# Objective:
Set the listing down again in full, word for word, with the pictures left out.
■ ■ ■ ■ ■ ■ ■
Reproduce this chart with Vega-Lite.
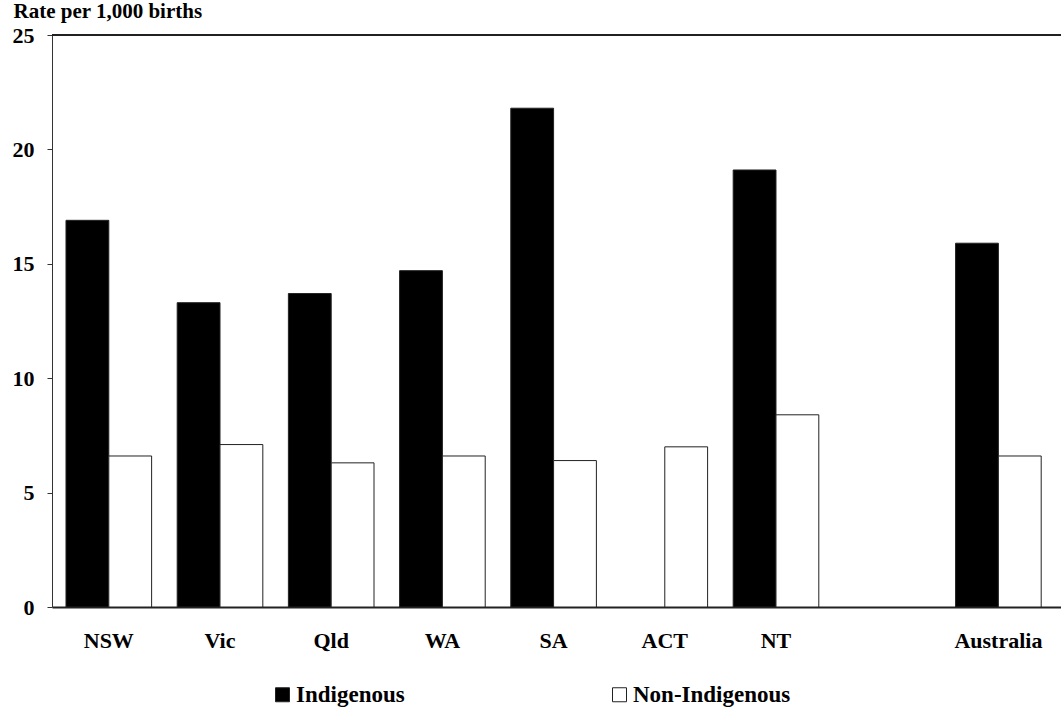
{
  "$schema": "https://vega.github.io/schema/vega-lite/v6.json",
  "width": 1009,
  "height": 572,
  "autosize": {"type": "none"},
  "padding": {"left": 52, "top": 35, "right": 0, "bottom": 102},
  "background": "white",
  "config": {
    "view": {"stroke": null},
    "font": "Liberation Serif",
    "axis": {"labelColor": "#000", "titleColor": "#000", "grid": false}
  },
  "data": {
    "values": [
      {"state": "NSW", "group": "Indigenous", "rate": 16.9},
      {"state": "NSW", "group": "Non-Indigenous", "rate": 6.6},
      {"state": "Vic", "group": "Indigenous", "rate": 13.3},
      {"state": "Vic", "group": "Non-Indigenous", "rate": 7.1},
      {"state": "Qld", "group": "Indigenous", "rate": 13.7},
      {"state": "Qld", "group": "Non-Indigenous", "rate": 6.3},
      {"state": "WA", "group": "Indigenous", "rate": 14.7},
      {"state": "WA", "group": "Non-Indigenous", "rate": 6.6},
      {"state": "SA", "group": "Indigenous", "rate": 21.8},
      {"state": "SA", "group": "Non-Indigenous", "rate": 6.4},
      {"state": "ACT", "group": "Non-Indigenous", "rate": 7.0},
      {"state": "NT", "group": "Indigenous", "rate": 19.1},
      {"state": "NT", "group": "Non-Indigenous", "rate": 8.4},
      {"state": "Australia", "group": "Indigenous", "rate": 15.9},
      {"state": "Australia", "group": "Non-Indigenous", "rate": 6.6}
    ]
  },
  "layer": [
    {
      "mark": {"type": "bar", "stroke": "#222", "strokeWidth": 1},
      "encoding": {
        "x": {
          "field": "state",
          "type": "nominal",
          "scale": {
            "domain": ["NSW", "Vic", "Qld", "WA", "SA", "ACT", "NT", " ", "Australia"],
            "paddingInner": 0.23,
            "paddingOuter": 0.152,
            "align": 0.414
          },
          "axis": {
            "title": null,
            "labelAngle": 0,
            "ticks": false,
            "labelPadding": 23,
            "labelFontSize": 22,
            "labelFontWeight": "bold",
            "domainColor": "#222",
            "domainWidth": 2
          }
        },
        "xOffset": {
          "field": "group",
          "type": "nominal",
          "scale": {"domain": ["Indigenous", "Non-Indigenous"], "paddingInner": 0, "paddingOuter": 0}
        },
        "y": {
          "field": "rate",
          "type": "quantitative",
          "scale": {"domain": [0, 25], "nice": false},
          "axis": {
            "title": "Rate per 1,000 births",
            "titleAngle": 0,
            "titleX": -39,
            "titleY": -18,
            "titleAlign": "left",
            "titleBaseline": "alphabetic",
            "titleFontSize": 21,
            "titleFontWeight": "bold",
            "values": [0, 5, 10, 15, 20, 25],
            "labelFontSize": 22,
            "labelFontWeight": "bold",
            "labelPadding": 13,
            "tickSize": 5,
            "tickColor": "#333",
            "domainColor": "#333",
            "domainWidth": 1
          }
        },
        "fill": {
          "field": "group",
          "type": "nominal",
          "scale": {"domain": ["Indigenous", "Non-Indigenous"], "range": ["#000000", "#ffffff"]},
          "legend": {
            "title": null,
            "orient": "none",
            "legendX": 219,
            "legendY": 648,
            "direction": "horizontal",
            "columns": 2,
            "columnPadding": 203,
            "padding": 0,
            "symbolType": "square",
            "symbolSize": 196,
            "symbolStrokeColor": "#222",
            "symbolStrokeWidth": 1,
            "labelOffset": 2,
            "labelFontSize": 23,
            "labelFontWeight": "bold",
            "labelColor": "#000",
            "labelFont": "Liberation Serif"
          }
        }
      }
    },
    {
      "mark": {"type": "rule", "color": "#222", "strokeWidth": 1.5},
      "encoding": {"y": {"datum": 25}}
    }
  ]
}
■ ■ ■ ■ ■ ■ ■
# Finished exercise:
Reproduce this chart with Vega-Lite.
{
  "$schema": "https://vega.github.io/schema/vega-lite/v6.json",
  "width": 1009,
  "height": 572,
  "autosize": {"type": "none"},
  "padding": {"left": 52, "top": 35, "right": 0, "bottom": 102},
  "background": "white",
  "config": {
    "view": {"stroke": null},
    "font": "Liberation Serif",
    "axis": {"labelColor": "#000", "titleColor": "#000", "grid": false}
  },
  "data": {
    "values": [
      {"state": "NSW", "group": "Indigenous", "rate": 16.9},
      {"state": "NSW", "group": "Non-Indigenous", "rate": 6.6},
      {"state": "Vic", "group": "Indigenous", "rate": 13.3},
      {"state": "Vic", "group": "Non-Indigenous", "rate": 7.1},
      {"state": "Qld", "group": "Indigenous", "rate": 13.7},
      {"state": "Qld", "group": "Non-Indigenous", "rate": 6.3},
      {"state": "WA", "group": "Indigenous", "rate": 14.7},
      {"state": "WA", "group": "Non-Indigenous", "rate": 6.6},
      {"state": "SA", "group": "Indigenous", "rate": 21.8},
      {"state": "SA", "group": "Non-Indigenous", "rate": 6.4},
      {"state": "ACT", "group": "Non-Indigenous", "rate": 7.0},
      {"state": "NT", "group": "Indigenous", "rate": 19.1},
      {"state": "NT", "group": "Non-Indigenous", "rate": 8.4},
      {"state": "Australia", "group": "Indigenous", "rate": 15.9},
      {"state": "Australia", "group": "Non-Indigenous", "rate": 6.6}
    ]
  },
  "layer": [
    {
      "mark": {"type": "bar", "stroke": "#222", "strokeWidth": 1},
      "encoding": {
        "x": {
          "field": "state",
          "type": "nominal",
          "scale": {
            "domain": ["NSW", "Vic", "Qld", "WA", "SA", "ACT", "NT", " ", "Australia"],
            "paddingInner": 0.23,
            "paddingOuter": 0.152,
            "align": 0.414
          },
          "axis": {
            "title": null,
            "labelAngle": 0,
            "ticks": false,
            "labelPadding": 23,
            "labelFontSize": 22,
            "labelFontWeight": "bold",
            "domainColor": "#222",
            "domainWidth": 2
          }
        },
        "xOffset": {
          "field": "group",
          "type": "nominal",
          "scale": {"domain": ["Indigenous", "Non-Indigenous"], "paddingInner": 0, "paddingOuter": 0}
        },
        "y": {
          "field": "rate",
          "type": "quantitative",
          "scale": {"domain": [0, 25], "nice": false},
          "axis": {
            "title": "Rate per 1,000 births",
            "titleAngle": 0,
            "titleX": -39,
            "titleY": -18,
            "titleAlign": "left",
            "titleBaseline": "alphabetic",
            "titleFontSize": 21,
            "titleFontWeight": "bold",
            "values": [0, 5, 10, 15, 20, 25],
            "labelFontSize": 22,
            "labelFontWeight": "bold",
            "labelPadding": 13,
            "tickSize": 5,
            "tickColor": "#333",
            "domainColor": "#333",
            "domainWidth": 1
          }
        },
        "fill": {
          "field": "group",
          "type": "nominal",
          "scale": {"domain": ["Indigenous", "Non-Indigenous"], "range": ["#000000", "#ffffff"]},
          "legend": {
            "title": null,
            "orient": "none",
            "legendX": 219,
            "legendY": 648,
            "direction": "horizontal",
            "columns": 2,
            "columnPadding": 203,
            "padding": 0,
            "symbolType": "square",
            "symbolSize": 196,
            "symbolStrokeColor": "#222",
            "symbolStrokeWidth": 1,
            "labelOffset": 2,
            "labelFontSize": 23,
            "labelFontWeight": "bold",
            "labelColor": "#000",
            "labelFont": "Liberation Serif"
          }
        }
      }
    },
    {
      "mark": {"type": "rule", "color": "#222", "strokeWidth": 1.5},
      "encoding": {"y": {"datum": 25}}
    }
  ]
}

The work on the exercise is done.